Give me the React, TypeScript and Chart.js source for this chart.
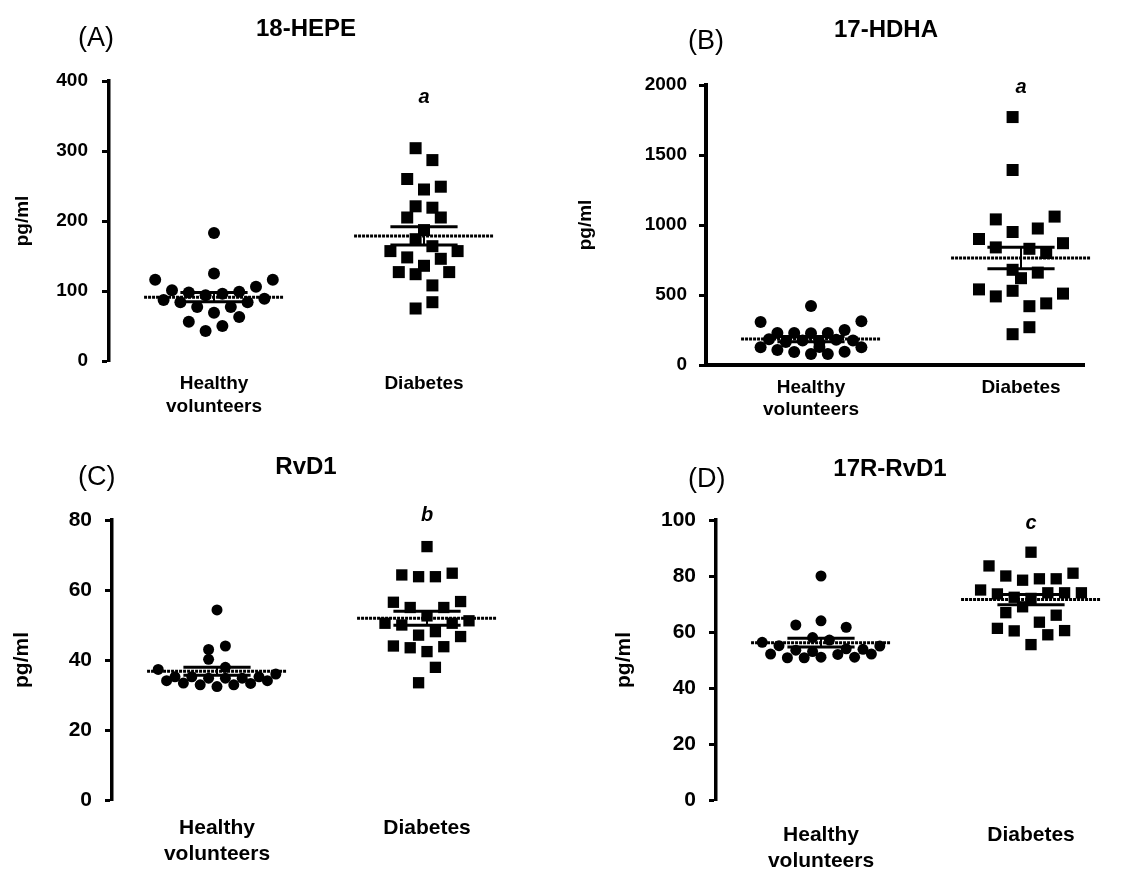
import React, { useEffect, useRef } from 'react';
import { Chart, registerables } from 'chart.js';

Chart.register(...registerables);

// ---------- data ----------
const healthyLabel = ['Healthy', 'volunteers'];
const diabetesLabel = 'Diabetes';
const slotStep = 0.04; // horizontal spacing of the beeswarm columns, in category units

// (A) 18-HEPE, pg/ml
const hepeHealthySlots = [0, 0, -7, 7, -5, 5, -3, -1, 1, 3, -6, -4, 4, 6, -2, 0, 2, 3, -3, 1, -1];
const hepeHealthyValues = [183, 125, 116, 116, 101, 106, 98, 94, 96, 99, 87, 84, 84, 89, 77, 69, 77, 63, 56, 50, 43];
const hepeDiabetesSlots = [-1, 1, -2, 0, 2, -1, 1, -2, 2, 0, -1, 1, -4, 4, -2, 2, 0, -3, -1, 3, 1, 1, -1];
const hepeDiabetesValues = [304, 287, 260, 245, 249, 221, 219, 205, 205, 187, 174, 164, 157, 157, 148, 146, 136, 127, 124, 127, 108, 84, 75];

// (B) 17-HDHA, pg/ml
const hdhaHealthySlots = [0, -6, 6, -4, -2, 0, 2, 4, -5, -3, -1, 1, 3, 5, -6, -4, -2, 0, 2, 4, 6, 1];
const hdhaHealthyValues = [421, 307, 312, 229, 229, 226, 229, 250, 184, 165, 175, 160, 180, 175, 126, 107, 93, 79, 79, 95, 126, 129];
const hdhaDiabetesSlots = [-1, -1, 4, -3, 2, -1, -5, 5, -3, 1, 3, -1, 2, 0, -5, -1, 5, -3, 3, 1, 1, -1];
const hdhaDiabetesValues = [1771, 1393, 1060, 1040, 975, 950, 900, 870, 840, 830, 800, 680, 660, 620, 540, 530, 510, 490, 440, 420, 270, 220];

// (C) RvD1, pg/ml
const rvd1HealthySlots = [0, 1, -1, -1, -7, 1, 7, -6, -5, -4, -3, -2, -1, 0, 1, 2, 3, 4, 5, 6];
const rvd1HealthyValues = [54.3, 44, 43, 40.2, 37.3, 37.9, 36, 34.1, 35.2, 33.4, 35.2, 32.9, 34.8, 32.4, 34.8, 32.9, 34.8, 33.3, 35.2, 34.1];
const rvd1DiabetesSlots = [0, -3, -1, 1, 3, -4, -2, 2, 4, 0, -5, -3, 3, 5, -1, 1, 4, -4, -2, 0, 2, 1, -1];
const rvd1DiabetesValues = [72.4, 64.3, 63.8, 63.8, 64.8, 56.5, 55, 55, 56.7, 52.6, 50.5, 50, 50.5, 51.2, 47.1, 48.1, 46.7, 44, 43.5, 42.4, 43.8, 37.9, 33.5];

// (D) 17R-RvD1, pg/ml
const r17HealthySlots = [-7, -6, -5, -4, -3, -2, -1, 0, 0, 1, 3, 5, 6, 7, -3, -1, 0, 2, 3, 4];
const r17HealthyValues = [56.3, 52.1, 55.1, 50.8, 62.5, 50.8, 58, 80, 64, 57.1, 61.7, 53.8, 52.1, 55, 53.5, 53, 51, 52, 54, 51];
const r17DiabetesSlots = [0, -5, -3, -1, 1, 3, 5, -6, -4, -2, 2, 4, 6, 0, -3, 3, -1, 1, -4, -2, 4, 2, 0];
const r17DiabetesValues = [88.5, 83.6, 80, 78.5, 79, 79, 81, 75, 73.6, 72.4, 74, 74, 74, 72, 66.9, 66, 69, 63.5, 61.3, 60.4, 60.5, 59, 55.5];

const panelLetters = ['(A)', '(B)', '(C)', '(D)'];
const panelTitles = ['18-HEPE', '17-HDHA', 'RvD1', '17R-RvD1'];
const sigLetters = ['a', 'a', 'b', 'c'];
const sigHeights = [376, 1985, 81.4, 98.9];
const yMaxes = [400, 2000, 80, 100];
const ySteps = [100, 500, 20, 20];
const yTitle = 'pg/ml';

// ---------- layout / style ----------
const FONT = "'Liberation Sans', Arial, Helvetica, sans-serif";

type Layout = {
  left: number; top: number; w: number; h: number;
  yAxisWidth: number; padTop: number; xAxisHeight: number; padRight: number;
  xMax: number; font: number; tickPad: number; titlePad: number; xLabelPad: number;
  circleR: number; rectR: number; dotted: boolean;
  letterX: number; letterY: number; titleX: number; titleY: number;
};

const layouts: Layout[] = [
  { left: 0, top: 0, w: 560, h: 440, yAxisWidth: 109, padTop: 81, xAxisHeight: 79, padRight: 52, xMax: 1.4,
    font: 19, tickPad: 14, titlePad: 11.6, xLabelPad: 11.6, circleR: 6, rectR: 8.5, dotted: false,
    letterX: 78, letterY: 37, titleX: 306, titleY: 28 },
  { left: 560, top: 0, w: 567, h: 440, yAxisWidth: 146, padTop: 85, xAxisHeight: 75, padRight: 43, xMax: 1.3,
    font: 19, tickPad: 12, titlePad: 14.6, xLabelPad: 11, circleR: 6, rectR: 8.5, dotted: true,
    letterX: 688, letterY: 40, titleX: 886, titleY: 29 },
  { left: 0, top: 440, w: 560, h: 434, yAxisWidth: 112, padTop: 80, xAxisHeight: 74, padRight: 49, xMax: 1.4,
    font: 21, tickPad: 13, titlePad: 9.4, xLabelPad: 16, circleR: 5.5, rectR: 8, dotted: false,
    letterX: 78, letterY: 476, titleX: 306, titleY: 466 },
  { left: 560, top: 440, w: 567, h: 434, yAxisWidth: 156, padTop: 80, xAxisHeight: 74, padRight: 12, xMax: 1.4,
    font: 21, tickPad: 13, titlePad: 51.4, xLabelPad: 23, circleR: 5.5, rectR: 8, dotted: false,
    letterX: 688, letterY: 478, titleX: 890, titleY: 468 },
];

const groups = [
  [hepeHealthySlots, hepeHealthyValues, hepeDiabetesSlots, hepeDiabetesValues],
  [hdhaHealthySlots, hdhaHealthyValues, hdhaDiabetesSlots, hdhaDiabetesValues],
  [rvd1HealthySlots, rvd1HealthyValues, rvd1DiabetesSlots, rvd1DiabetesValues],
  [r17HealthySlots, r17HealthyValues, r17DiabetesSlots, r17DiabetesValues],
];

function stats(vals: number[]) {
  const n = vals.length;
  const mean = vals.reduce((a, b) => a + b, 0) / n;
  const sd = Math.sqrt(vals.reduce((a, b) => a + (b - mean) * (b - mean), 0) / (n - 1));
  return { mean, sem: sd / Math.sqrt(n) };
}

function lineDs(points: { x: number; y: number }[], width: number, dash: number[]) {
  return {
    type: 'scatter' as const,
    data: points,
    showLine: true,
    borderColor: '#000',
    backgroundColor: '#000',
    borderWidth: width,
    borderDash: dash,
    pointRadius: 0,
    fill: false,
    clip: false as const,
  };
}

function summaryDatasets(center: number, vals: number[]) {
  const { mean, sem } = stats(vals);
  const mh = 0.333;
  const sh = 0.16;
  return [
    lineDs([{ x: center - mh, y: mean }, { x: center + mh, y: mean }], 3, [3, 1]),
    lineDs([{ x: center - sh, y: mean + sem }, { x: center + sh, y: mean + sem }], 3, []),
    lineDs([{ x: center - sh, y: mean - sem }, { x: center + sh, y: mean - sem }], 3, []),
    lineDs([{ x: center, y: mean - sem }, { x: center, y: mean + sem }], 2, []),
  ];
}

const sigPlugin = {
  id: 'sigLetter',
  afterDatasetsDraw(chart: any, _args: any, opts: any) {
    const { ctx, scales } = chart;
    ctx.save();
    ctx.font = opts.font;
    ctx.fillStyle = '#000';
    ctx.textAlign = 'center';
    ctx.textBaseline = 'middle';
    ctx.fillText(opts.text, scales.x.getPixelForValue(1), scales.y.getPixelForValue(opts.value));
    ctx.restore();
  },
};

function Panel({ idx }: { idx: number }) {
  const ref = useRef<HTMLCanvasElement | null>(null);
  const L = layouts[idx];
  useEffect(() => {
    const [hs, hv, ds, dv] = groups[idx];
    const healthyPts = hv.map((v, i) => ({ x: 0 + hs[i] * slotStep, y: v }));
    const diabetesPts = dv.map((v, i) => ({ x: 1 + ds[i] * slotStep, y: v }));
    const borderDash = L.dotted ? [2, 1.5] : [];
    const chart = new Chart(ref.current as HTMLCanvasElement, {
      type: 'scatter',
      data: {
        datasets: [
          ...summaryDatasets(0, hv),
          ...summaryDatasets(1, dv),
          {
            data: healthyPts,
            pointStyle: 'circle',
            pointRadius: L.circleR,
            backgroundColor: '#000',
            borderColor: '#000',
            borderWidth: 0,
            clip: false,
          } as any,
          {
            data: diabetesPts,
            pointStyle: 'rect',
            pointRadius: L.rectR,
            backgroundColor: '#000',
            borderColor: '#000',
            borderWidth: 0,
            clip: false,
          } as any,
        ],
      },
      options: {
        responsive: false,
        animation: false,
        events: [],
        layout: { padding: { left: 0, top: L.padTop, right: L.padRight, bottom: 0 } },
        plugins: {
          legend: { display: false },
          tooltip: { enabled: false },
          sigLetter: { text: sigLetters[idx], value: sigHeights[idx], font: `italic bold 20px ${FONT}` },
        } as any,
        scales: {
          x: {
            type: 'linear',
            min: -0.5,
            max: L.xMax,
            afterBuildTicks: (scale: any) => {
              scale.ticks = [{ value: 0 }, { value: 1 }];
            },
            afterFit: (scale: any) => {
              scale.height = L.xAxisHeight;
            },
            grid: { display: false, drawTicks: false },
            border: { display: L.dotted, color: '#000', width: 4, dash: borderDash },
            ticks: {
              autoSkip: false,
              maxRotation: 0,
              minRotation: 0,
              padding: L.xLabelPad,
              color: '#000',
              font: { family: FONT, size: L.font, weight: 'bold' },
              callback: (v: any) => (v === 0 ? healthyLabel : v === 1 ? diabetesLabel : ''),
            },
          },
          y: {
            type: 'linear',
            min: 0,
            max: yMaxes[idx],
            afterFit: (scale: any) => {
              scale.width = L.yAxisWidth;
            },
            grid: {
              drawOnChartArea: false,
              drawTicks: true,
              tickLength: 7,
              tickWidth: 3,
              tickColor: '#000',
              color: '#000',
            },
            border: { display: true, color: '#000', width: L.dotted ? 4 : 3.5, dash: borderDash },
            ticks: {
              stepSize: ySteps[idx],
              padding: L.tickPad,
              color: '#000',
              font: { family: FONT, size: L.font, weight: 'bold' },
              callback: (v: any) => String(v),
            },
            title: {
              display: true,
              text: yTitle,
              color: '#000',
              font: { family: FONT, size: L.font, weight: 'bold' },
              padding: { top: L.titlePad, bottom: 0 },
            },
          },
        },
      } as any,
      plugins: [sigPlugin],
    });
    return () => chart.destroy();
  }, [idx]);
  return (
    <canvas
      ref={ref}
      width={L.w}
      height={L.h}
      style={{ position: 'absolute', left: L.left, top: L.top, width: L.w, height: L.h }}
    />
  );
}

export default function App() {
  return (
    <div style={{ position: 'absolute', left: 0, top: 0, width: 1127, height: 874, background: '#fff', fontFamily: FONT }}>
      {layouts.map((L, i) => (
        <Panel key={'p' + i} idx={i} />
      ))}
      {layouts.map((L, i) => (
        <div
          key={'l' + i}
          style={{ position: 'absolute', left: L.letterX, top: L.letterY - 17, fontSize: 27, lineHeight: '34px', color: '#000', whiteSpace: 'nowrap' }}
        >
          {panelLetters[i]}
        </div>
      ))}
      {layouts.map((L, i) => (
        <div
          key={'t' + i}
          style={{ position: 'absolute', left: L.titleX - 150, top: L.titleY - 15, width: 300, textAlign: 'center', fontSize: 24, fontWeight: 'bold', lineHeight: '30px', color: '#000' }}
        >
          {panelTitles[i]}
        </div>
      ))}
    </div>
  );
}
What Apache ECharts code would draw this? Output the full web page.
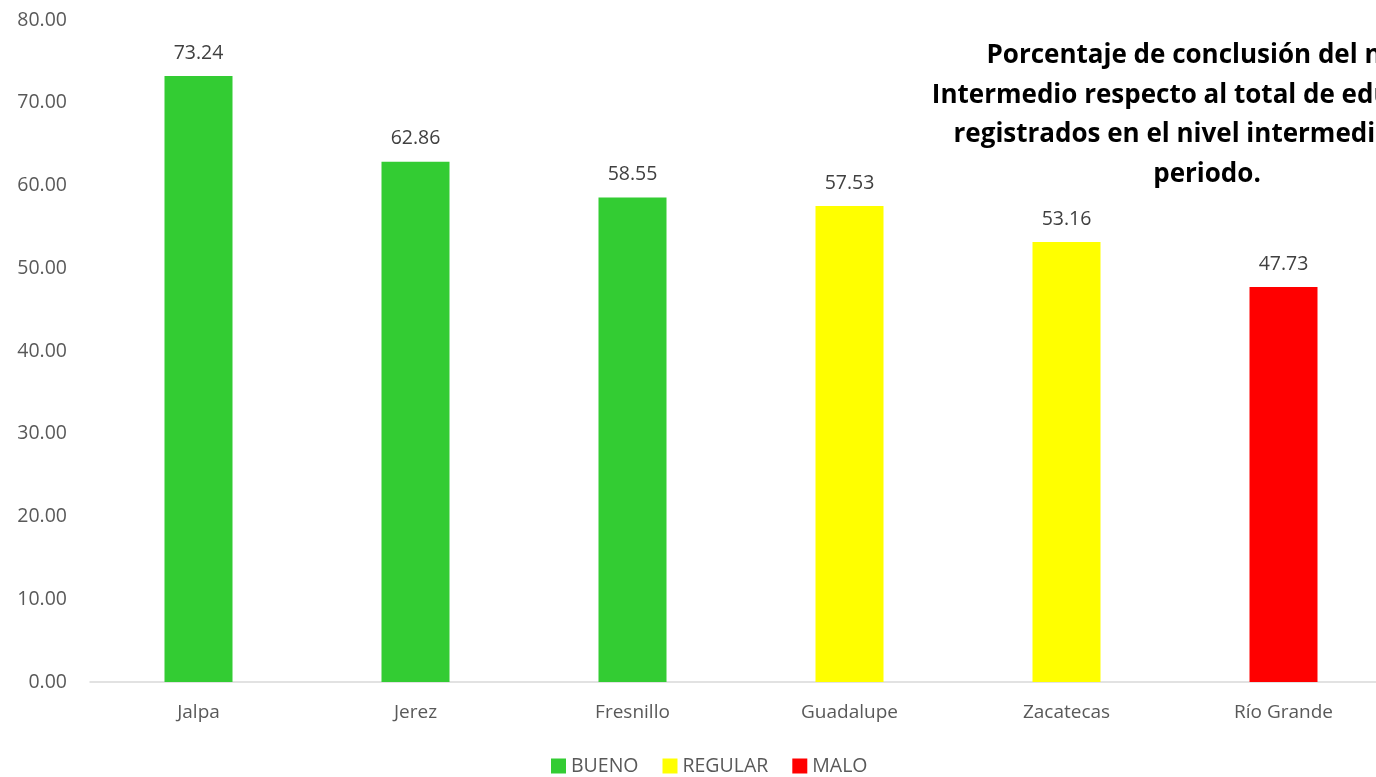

---+---

**Set problem:**
Set the lines above down again, word for word, from the first through the one containing "const slotStep = 0.04;"; pictures excluded.

**The output:**
Give me the React, TypeScript and Chart.js source for this chart.
import React, { useEffect, useRef } from 'react';
import { Chart, registerables } from 'chart.js';

Chart.register(...registerables);

// ---------- data ----------
const healthyLabel = ['Healthy', 'volunteers'];
const diabetesLabel = 'Diabetes';
const slotStep = 0.04; // horizontal spacing of the beeswarm columns, in category units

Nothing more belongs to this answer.